History of the Cornish Pilot Gig Association[edit]

The first 'gigs' were built in the late 18th century and were used to carry the 'pilot' out to ships waiting off the Cornish coasts.

The pilot would then navigate the ship through the potentially hazardous rocks into the harbour.

Pilots needed to row out to the ships quickly - it was a competitive career as the first man to reach the waiting ship would receive the pilot's fee. Gig racing evolved both from this competition and from the testing of newly built gigs against others to measure their performance.

Competitive gig racing was popular in Cornwall during the mid-19th century, but by the end of the century began to decline as the industrial revolution gathered speed and engines increasingly replaced sails and oars.

Many gigs were subsequently broken up or left to rot, but Newquay in Cornwall managed to retain a few and formed Newquay Rowing Club in 1921.

One of their boats, 'Treffry' built in 1838 still races and is used as the standard measurement for the construction of all new boats.
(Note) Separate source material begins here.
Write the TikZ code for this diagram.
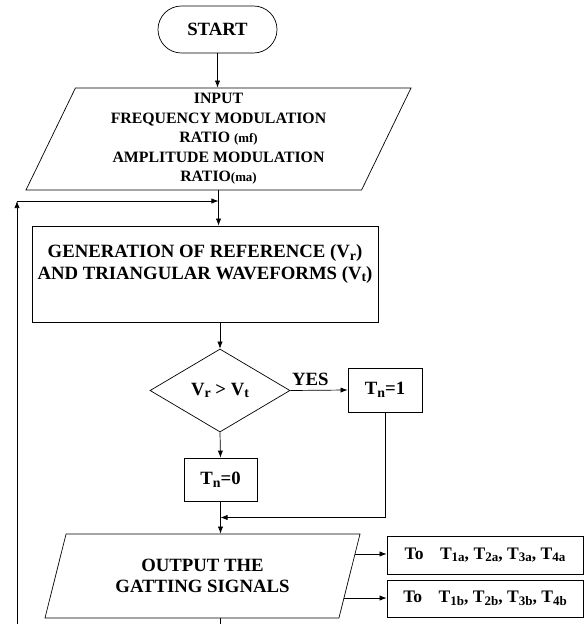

Newquay Rowing Club also owns two other historic gigs: 'Dove' built in 1820 and 'Newquay' built in 1812 - which is considered to be the oldest rowing boat in the world.

Between 1985 and 1986 four new gig clubs were formed (Truro, Cadgwith, Roseland and Mount's Bay). This was in addition to Newquay Rowing Club (formed in 1922) and the small number of rowing clubs that existed around the coast.

During 1986 George Northey (Newquay Rowing Club), John Bawden and Ralph Bird all felt that a specification should be laid down as to how the new gigs should be built.

A meeting was called for 5 December 1986, with total of 14 gentlemen attending. It was decided that the new gigs would be built to the specification laid down by the Peters family, which built the gigs 'Treffry' (1838), which is still actively rowed by the Newquay Rowing Club. It was decided that there would only be one officer which would be elected as the Chairperson and he would carry out the measuring of the gig during the construction phase to make sure the gig complied with the new specifications.

The committee met again in the January 1987 at the Royal Hotel in Truro and accepted the plans that had been drawn up by Ralph Bird. In the meeting it was decided that the association would be called the Cornish Pilot Gig Association.